Wednesday, March 19, 2008

Barack's Big Play

Football is America's pastime. The money that professional football, with a 16 game regular season, generates from tv is double the combined money made by baseball (162 game season), basketball (82 games) and hockey (who knows). Here in the South, college football may be the single most powerful social activity.

And do you know what makes a player a star in football? The ability to make "the big play" in "crunch time." That is, the ability to recapture lost momentum. The player who can force the ball into the end zone when all the opposing players know he's coming. The player who somehow comes down with an airborne ball in an endzone melee. The player who gathers his teammates in the huddle and leads them out of looming defeat to victory.

These are the rare individuals that teams, coaches, players, and fans want on their team. These are the players who inspire us with the results of applying years of hard work to improve a talent that God gave them.

Yesterday Barack Obama made a big play.

For weeks he has been mired in the muck of political mud thrown at him. Is he a Muslim? Will he end the war? Is he unpatriotic? Is he naive? Is he qualified to be Commander in Chief? Does he refuse to pledge allegience to the flag? Is his pastor an America hating, anti-white racist?

Barack had been bogged down trying to explain away or refute these so called issues. That, of course, is the plan of his opponents. When he is talking about being a Christian or answering the phone at 3:00 am, that means that he is not articulating his vision for America's future. His time is tied up chasing red herrings, instead of inspiring crowds of Americans hungry for hope and vision and a plan for a better future.

The press is complicit. In their laziness and gossip mongering, reporters and interviewers allow any random mud thrown to become the story. Rush Limbaugh has a very good point when he talks about "drive-by journalism." All many reporters feel the need to do is report that another news source is reporting something, and repeat the story without independently checking it for truth. This is what happened to John Kerry with the swift boat story. All the President's Men it is not.

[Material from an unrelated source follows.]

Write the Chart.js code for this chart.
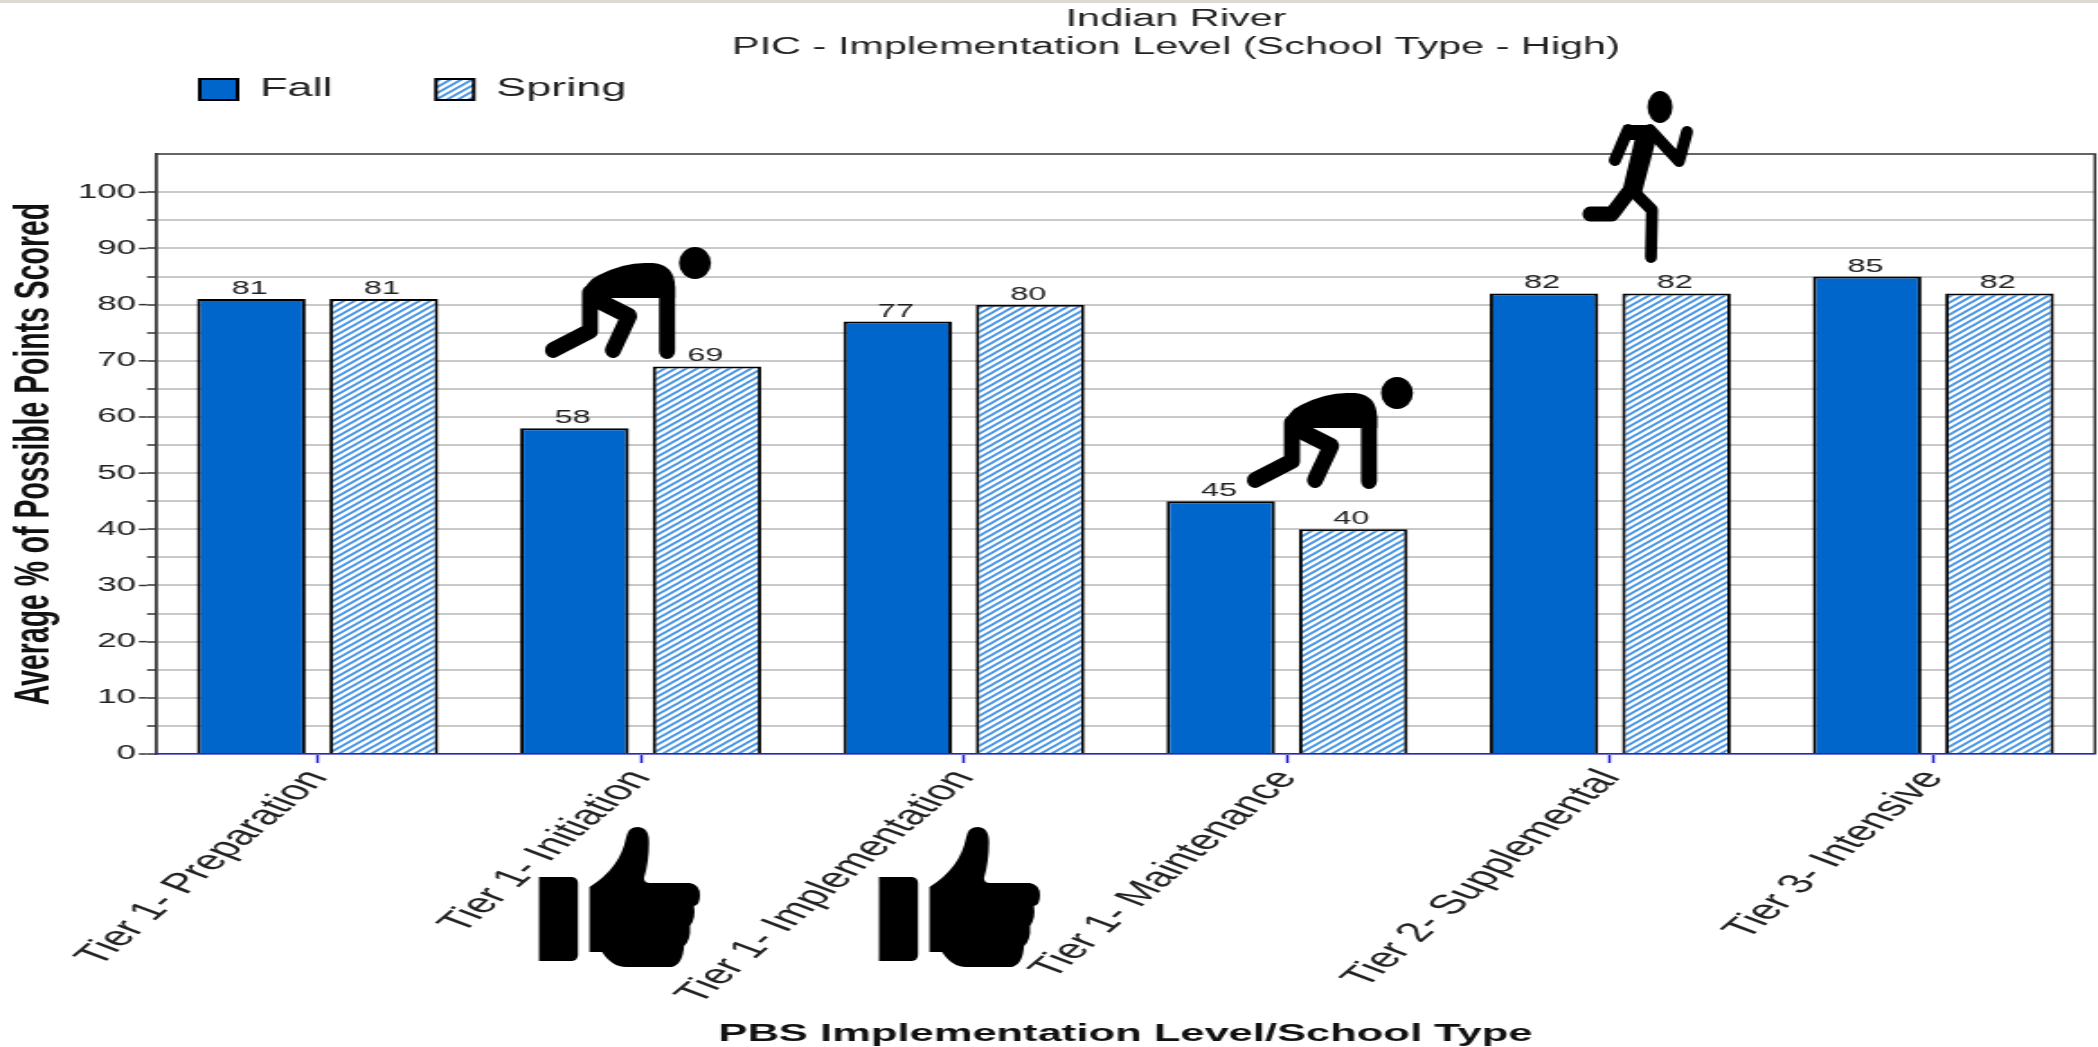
<!DOCTYPE html>
<html>
<head>
<meta charset="utf-8">
<style>
html,body{margin:0;padding:0;background:#fff;overflow:hidden;width:2098px;height:1047px}
#strip{position:absolute;left:0;top:0;width:2098px;height:3px;background:#dcdad2;z-index:2}
#c{position:absolute;left:0;top:0;transform-origin:0 0;transform:scale(1.7993,1)}
</style>
<script src="https://cdn.jsdelivr.net/npm/chart.js@4/dist/chart.umd.min.js"></script>
</head>
<body>
<div id="strip"></div>
<canvas id="c" width="1166" height="1047"></canvas>
<script>
const categories = ["Tier 1- Preparation","Tier 1- Initiation","Tier 1- Implementation","Tier 1- Maintenance","Tier 2- Supplemental","Tier 3- Intensive"];
const fallValues = [81,58,77,45,82,85];
const springValues = [81,69,80,40,82,82];
const titleLines = ["Indian River","PIC - Implementation Level (School Type - High)"];
const xTitle = "PBS Implementation Level/School Type";
const yTitle = "Average % of Possible Points Scored";
const yMax = 106.8;

const SX = 2098/1166;
const FONT = "'Liberation Sans', Arial, sans-serif";
const INK = "#222";

function hatch(){
  const t=document.createElement('canvas');t.width=6;t.height=6;
  const g=t.getContext('2d');
  g.fillStyle='#fff';g.fillRect(0,0,6,6);
  g.strokeStyle='#3d8fe3';g.lineWidth=1.7;g.lineCap='square';
  [[-1,1,1,-1],[-1,7,7,-1],[5,7,7,5]].forEach(s=>{g.beginPath();g.moveTo(s[0],s[1]);g.lineTo(s[2],s[3]);g.stroke();});
  return g.createPattern(t,'repeat');
}

function strokes(ctx,w,list){
  ctx.lineWidth=w;ctx.lineCap='round';ctx.lineJoin='round';
  list.forEach(p=>{ctx.beginPath();ctx.moveTo(p[0],p[1]);for(let i=2;i<p.length;i+=2)ctx.lineTo(p[i],p[i+1]);ctx.stroke();});
}
function crouch(ctx,hx,hy){
  ctx.save();ctx.translate(hx,hy);
  ctx.beginPath();ctx.arc(0,0,16,0,7);ctx.fill();
  ctx.beginPath();ctx.moveTo(-112,34);ctx.quadraticCurveTo(-110,18,-96,12);
  ctx.quadraticCurveTo(-72,0,-50,0);ctx.lineTo(-42,0);ctx.quadraticCurveTo(-20,2,-20,24);
  ctx.lineTo(-20,35);ctx.lineTo(-112,35);ctx.closePath();ctx.fill();
  strokes(ctx,16,[[-105,30,-105,68,-142,87],[-96,38,-66,53,-82,87],[-28,24,-28,88]]);
  ctx.restore();
}
function runner(ctx){
  ctx.beginPath();ctx.ellipse(1660,107,12.5,16,0,0,7);ctx.fill();
  ctx.beginPath();ctx.moveTo(1624,125);ctx.lineTo(1653,125);ctx.lineTo(1655,140);ctx.lineTo(1622,140);ctx.closePath();ctx.fill();
  strokes(ctx,12,[[1628,130,1615,160],[1650,130,1679,161,1687,132]]);
  ctx.beginPath();ctx.moveTo(1636,134);ctx.lineTo(1656,140);ctx.lineTo(1641,196);ctx.lineTo(1622,192);ctx.closePath();ctx.fill();
  strokes(ctx,15,[[1628,193,1612,214,1590,214]]);
  strokes(ctx,12,[[1632,190,1652,210,1651,257]]);
}
function thumb(ctx,dx){
  ctx.save();ctx.translate(dx,0);
  ctx.beginPath();ctx.roundRect(539,877,39,84,[0,6,6,0]);ctx.fill();
  ctx.beginPath();
  ctx.moveTo(589.5,887);
  ctx.quadraticCurveTo(620,868,626,838);
  ctx.quadraticCurveTo(628,827,637,827);
  ctx.quadraticCurveTo(649,827,649,842);
  ctx.quadraticCurveTo(649,862,644,878);
  ctx.quadraticCurveTo(644,883,650,883);
  ctx.lineTo(690,883);
  ctx.quadraticCurveTo(700,885,700,895);
  ctx.quadraticCurveTo(700,905,694,906);
  ctx.quadraticCurveTo(696,918,690,926);
  ctx.quadraticCurveTo(691,940,684,946);
  ctx.quadraticCurveTo(683,964,672,967);
  ctx.lineTo(626,967);
  ctx.quadraticCurveTo(612,967,602,952);
  ctx.lineTo(589.5,952);
  ctx.closePath();ctx.fill();
  ctx.restore();
}

const marks = {
  id:'marks',
  beforeLayout(chart){
    const L=chart.legend;
    if(!L._flat){ const f=L.fit; L.fit=function(){f.call(this);this.height=0;}; L._flat=true; }
  },
  afterLayout(chart){
    const L=chart.legend, T=chart.titleBlock;
    const pad=L.options.labels.padding;
    L.left=111-pad; L.top=77-pad;
    const cx=1176/SX, w=T.right-T.left;
    T.left=cx-w/2; T.right=cx+w/2;
  },
  afterDatasetsDraw(chart){
    const ctx=chart.ctx, a=chart.chartArea, y=chart.scales.y;
    ctx.save();ctx.strokeStyle='#333';ctx.lineWidth=1.5;
    ctx.beginPath();ctx.moveTo(a.left,a.bottom);ctx.lineTo(a.left,a.top);ctx.lineTo(a.right,a.top);ctx.lineTo(a.right,a.bottom);ctx.stroke();
    y.ticks.forEach(t=>{ if(t.value%10===0){const p=y.getPixelForValue(t.value);ctx.beginPath();ctx.moveTo(a.left-9.5,p);ctx.lineTo(a.left-5,p);ctx.stroke();}});
    ctx.restore();
    ctx.save();ctx.font="18px "+FONT;ctx.fillStyle=INK;ctx.textAlign='center';ctx.textBaseline='alphabetic';
    chart.data.datasets.forEach((d,i)=>{chart.getDatasetMeta(i).data.forEach((b,j)=>{ctx.fillText(String(d.data[j]),b.x-1,b.y-5);});});
    ctx.restore();
    ctx.save();ctx.scale(1/SX,1);ctx.fillStyle='#000';ctx.strokeStyle='#000';
    crouch(ctx,695,263);crouch(ctx,1397,393);runner(ctx);thumb(ctx,0);thumb(ctx,340);
    ctx.restore();
  }
};

new Chart(document.getElementById('c'),{
  type:'bar',
  plugins:[marks],
  data:{labels:categories,datasets:[
    {label:'Fall',data:fallValues,backgroundColor:'#0066cc',borderColor:'#000',borderWidth:2},
    {label:'Spring',data:springValues,backgroundColor:hatch(),borderColor:'#000',borderWidth:2}
  ]},
  options:{
    responsive:false,animation:false,devicePixelRatio:1,
    layout:{padding:{left:0,right:1.7,top:0,bottom:0}},
    datasets:{bar:{categoryPercentage:0.82,barPercentage:0.82}},
    plugins:{
      tooltip:{enabled:false},
      title:{display:true,text:titleLines,color:INK,align:'center',font:{family:FONT,size:23,weight:'normal',lineHeight:1.22},padding:{top:6,bottom:92}},
      legend:{position:'top',align:'start',labels:{color:INK,font:{family:FONT,size:25},boxWidth:21,boxHeight:21,padding:57.5}}
    },
    scales:{
      x:{
        afterFit(s){s.height=293;},
        grid:{drawOnChartArea:false,color:'#2222dd',tickColor:'#2222dd',tickWidth:1.5,tickLength:9,offset:false},
        border:{color:'#2222dd',width:1.5,z:1},
        ticks:{color:INK,font:{family:FONT,size:27.5},minRotation:56,maxRotation:56,autoSkip:false,padding:1},
        title:{display:true,text:xTitle,color:'#111',font:{family:FONT,size:24.2,weight:'bold',lineHeight:1.05},padding:{top:0,bottom:0}}
      },
      y:{
        min:0,max:yMax,
        afterFit(s){s.width=86.7;},
        afterBuildTicks(s){s.ticks=s.ticks.filter(t=>t.value%5===0);},
        grid:{color:'#c9c9c9',lineWidth:2,tickColor:'#333',tickWidth:1.5,tickLength:5},
        border:{color:'#333',width:1.5},
        ticks:{stepSize:5,autoSkip:false,color:INK,font:{family:FONT,size:19.5},padding:6,callback:v=>v%10===0?String(v):''},
        title:{display:true,text:yTitle,color:'#111',font:{family:FONT,size:28.4,weight:'bold'},padding:{top:2,bottom:0}}
      }
    }
  }
});
</script>
</body>
</html>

But with yesterday's speech, Barack made the big play, shook off much of the muck of guilt by association being heaped upon him, and regained his own momentum and his own direction. That's the kind of player we want leading our team. He is back on track. He not only gave a great speach, but he showed that he is the real deal. No whines, no fake apologies. Just a deep understanding of the facts and an intelligible and true explanation of those facts with a perspective on how to deal with them.

He reminded me of an oft-quoted Kipling poem that I will repeat here.

If
If you can keep your head when all about you
Are losing theirs and blaming it on you;
If you can trust yourself when all men doubt you,
But make allowance for their doubting too:
If you can wait and not be tired by waiting,
Or, being lied about, don't deal in lies,
Or being hated don't give way to hating,
And yet don't look too good, nor talk too wise;
If you can dream -- and not make dreams your master;
If you can think -- and not make thoughts your aim,
If you can meet with Triumph and Disaster
And treat those two impostors just the same:
If you can bear to hear the truth you've spoken
Twisted by knaves to make a trap for fools,
Or watch the things you gave your life to, broken,
And stoop and build 'em up with worn-out tools;
If you can make one heap of all your winnings
And risk it on one turn of pitch-and-toss,
And lose, and start again at your beginnings,
And never breathe a word about your loss:
If you can force your heart and nerve and sinew
To serve your turn long after they are gone,
And so hold on when there is nothing in you
Except the Will which says to them: "Hold on!"
If you can talk with crowds and keep your virtue,
Or walk with Kings -- nor lose the common touch,
If neither foes nor loving friends can hurt you,
If all men count with you, but none too much:
If you can fill the unforgiving minute
With sixty seconds' worth of distance run,
Yours is the Earth and everything that's in it,
And -- which is more -- you'll be a Man, my son!